Class Set

Object
   |
   +--Set

class Set

Defined in Set.js

Field Detail

cardinality

Integer cardinality

the cardinality ("dimension") of the set

elements

Array elements

the elements of the set

empty

<static> <final> Set empty

the empty set {}

Set

Set(<Object> elements)

Constructor function for a new set.

Parameters:
elements - Array to become the elements of the set; if a set, will construct a new clone of the set; if not provided, constructs an empty set

addElement

void addElement(<Object> el)

Adds a new element to the set and updates the cardinality.

Parameters:
el - the element to be added

cartesianProduct

Set cartesianProduct(<Set> set)

Calculates the Cartesian product of two sets (the set of all ordered pairs, which are here treated as subsets.

Parameters:
set - the set with which to compute the product

Returns:
a new set that is the Cartesian product of the other two

complement

Set complement(<Set> set)

Creates a new set that is the relative complement of two sets.

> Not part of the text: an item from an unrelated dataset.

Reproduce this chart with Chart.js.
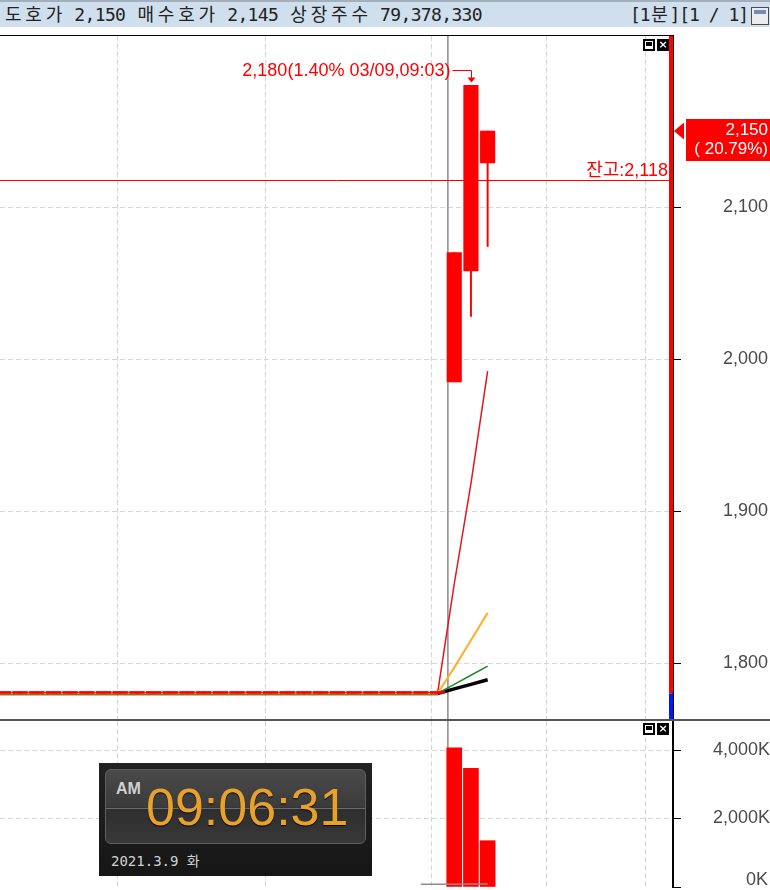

This operation is analogous to subtracting the specified set from the original set.

Parameters:
set - the set to which to find the complement

Returns:
a new set that is the specified complement

equalTo

Boolean equalTo(<Set> set)

Tests whether or not two sets (including subsets, which must be defined as sets and not simply arrays) are equal.

Parameters:
set - the set to compare to

Returns:
true if the two sets are equal, false otherwise

indexOf

Number indexOf(<Object> el)

Finds the index of the first occurence of the specified element. Should suffice since most sets should be in order and have no recurring elements.

Parameters:
el - the element for which to find the index

Returns:
the index of the element in the set (NOT in the array of the set object)

inSet

Boolean inSet(el)

Determines if a specified element is in the set of this group.

Returns:
true if element is in set, false otherwise

intersection

Set intersection(<Set> set)

Creates a new set out of the intersection (shared elements) of two sets.

Parameters:
set - the set with which to find the intersection

Returns:
the intersection of the two sets as a new set

properSubsetOf

Boolean properSubsetOf(<Set> set)

Tests if this set is a proper subset of a given set (i.e. there is at least one element in the superset not in the subset).

Parameters:
set - the set which may or may not be a strict superset

Returns:
true if this is a proper subset of set, false otherwise

properSupersetOf

Boolean properSupersetOf(<Set> set)

Tests whether or not this set is a proper superset of a given set.

Parameters:
set - the set which may or may not be a proper subset

Returns:
true if this is proper superset of set, false if not

removeElement

void removeElement(<Object> el)

Removes ALL OCCURENCES of an element from the set and updates the cardinality.

Parameters:
el - the element to be removed

subsetOf

Boolean subsetOf(<Set> set)

Tests to see if a set is a subset (not necessarily a proper subset; i.e. by this method, a set is a subset of itself) of a given set.

Parameters:
set - the set that may or may not be a superset of the original

Returns:
true if this is a subset of set, false otherwise

supersetOf

Boolean supersetOf(<Set> set)

Tests if the set is a superset of a given set. Set.prototype.Note = not;strict definition of superset; any set is also a superset of itself by this definition.

Parameters:
set - the set which may or may not be a subset of the original

Returns:
true if this is a superset of set, false otherwise

toString

String toString()

Returns a string representation of the set (and subsets).

Returns:
the string representatoin of the set.

union

Set union(<Set> set)

Creates a new set that is the union of two sets.

Parameters:
set - the set to join with the current set

Returns:
a new set that is the union of the calling and given sets

zero

<static> Set zero(<Integer> n)

Creates a set with n zero elements

Parameters:
n - the number of elements in the zero set

Returns:
a set of n elements all equal to 0